Usually, most types have some shortcoming, such as the A series having too long of springs. (Which it does even to A-V in my opinion. >.>)

But then again, it depends on personal tastes, the long spring of the A series is prone to pops if one isn’t careful, and if the cube isn’t tight enough. By “enough” i mean that in a subjective way, because I like my cubes loose and fast.

The C 1-1.5 and retooled have bad screws, the threads are far too wide and so, delicate tuning isn’t as easy as other types. The plastic washers also degrade, which isn’t very good… for obvious reasons, of course.

The Jsk clone has a crappy core, and the spring is too weak. Enough said.

I think that’s enough examples, but here, with the F-II, I have yet to encounter any hardware issues at all. This is extremely rare, because I’ve had to fiddle with every single one of my cubes. The F-II? Not so.

Until today, I had my cube set on the same factory tension.

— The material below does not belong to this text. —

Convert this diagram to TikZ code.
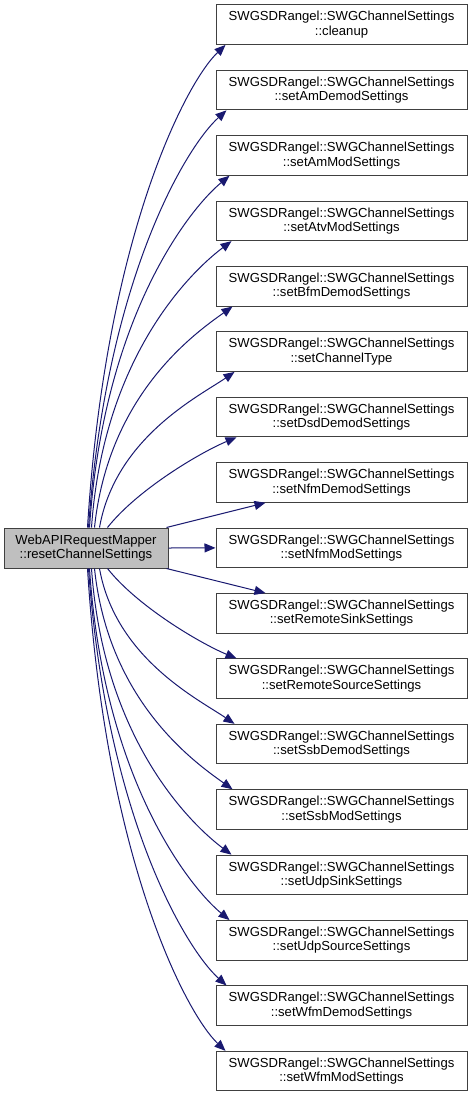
\documentclass[tikz,border=0pt]{standalone}
\usepackage{fontspec}
\setmainfont{Liberation Sans}
\usetikzlibrary{arrows.meta,calc}
\definecolor{edgeblue}{HTML}{191970}
\definecolor{boxline}{HTML}{404040}
\definecolor{mainfill}{HTML}{BFBFBF}
\begin{document}
\begin{tikzpicture}[x=1pt,y=-1pt,
  box/.style={draw=boxline, line width=1pt, fill=white, minimum width=251pt,
    minimum height=39.5pt, inner sep=0pt, align=center,
    font=\fontsize{13.1}{14.5}\selectfont},
  mainbox/.style={box, fill=mainfill, minimum width=164pt, minimum height=40pt},
  edge/.style={draw=edgeblue, line width=1pt, -{Triangle[length=11pt,width=9pt]}}]
\useasboundingbox (0,0) rectangle (472,1097);
\node[mainbox] (L) at (86,548) {WebAPIRequestMapper\\::resetChannelSettings};
\foreach \n [count=\i from 0] in {cleanup,setAmDemodSettings,setAmModSettings,setAtvModSettings,setBfmDemodSettings,setChannelType,setDsdDemodSettings,setNfmDemodSettings,setNfmModSettings,setRemoteSinkSettings,setRemoteSourceSettings,setSsbDemodSettings,setSsbModSettings,setUdpSinkSettings,setUdpSourceSettings,setWfmDemodSettings,setWfmModSettings}
  \node[box] (T\i) at (341.5,{24.7+65.4*\i}) {SWGSDRangel::SWGChannelSettings\\::\n};
\foreach \k/\xs/\ex/\ax/\ay/\bx/\by [evaluate=\k as \j using int(16-\k)] in
  {0/84/10/18/-290/-40/38, 1/85/11/18/-250/-40/36, 2/86/14/14/-211/-40/33,
   3/88/16/12/-172/-40/30, 4/91/17/14/-133/-38/27, 5/96/19/16/-90/-35/24,
   6/104/21/30/-38/-36/15}
{
  \draw[edge] ($(L.north west)+(\xs,0)$) .. controls +(\ax,\ay) and +(\bx,\by) .. ($(T\k.south west)+(\ex,0)$);
  \draw[edge] ($(L.south west)+(\xs,0)$) .. controls +(\ax,{-1*(\ay)}) and +(\bx,{-1*(\by)}) .. ($(T\j.north west)+(\ex,0)$);
}
\draw[edge] ($(L.north east)+(-2,0)$) -- ($(T7.south west)+(50,0)$);
\draw[edge] (L.east) -- (T8.west);
\draw[edge] ($(L.south east)+(-2,0)$) -- ($(T9.north west)+(50,0)$);
\end{tikzpicture}
\end{document}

Simply amazing, this cube is.

The only “flaw” I’ve found so far is the curvature and the fact that it gets a bit dusty within the cube.

Firstly, the curvature is a good thing, and a bad thing.

The cube feels soooo amazing with the curvatures, in stark opposition to the sharp angles of a DianSheng, which was once my main cube.

The problem lies in the stickers, since Cubesmith stickers don’t fit like I want them to. However, that’s not the fault of the cube, and so I’ll let that slide.

The dust, is a flaw. But in this flaw, it is much better than other cubes!

Because of the closed cubie design and the troughs in the edge cubies. (Which are brilliantly designed too!!) The dust accumulates on the edges of the edges, and the corners of the corners. (Lol, wordplay)

This is away from the actual areas of friction!

In other cubes with open cubies, the dust and gunk accumulates in the hollow space of the edge. This looks horribly disgusting, and it feels disgusting when the lubricant is mixed in with the dust and it’s messy and it looks horrible.

I hate it so much. >=/

But that problem isn’t so with the closed cubies!

In summation, the F-II is an amazing work of art.


----------



## Sherwood (Feb 1, 2010)

Oh my god 4chan that was one of the best and detailed cube reviews I've ever red lol. Simply amazing. You pretty much just convinced me to get the F-II. How did you manage to "fuse" the caps to the edges & centers? anyway, thank you so much for that review it was amazing. 

P.S. I heard that this guy can make great stickers that fit the F-II http://cgi.ebay.com/Sticker-replace...ltDomain_0?hash=item335933985f#ht_1187wt_1165

@eastamazonantidote: That was also an amazing review. Thank you so much for the advice. After reading 4chan's review and looking at a few others I've decided I'm going to get a F-II. However, I'm also going to get a C-II, AV, and Diansheng. Just to try them out. Also, would you mind linking me to a REAL Diansheng on popbuying? I've heard there's alot of knockoff ones.


Thanks alot for the reviews guys!


----------



## 4Chan (Feb 1, 2010)

Lol, I actually typed that up a week ago, it's part of my cubing journal/blog. 

I used super glue to fix the caps in place.


----------



## Deleted member 2864 (Feb 1, 2010)

Sherwood said:


> Oh my god 4chan that was one of the best and detailed cube reviews I've ever red lol. Simply amazing. You pretty much just convinced me to get the F-II. How did you manage to "fuse" the caps to the edges & centers? anyway, thank you so much for that review it was amazing.
> 
> P.S. I heard that this guy can make great stickers that fit the F-II http://cgi.ebay.com/Sticker-replace...ltDomain_0?hash=item335933985f#ht_1187wt_1165



Not those stickers! He sells different ones that are designed for FII/CII/DII (1.4 cm).

For the FII, CII, etc. http://cgi.ebay.com/Sticker-replacement-for-3x3x3-Cube_W0QQitemZ220541355253QQihZ012QQcategoryZ19187QQssPageNameZWDVWQQrdZ1QQcmdZViewItem#ht_580wt_1165


----------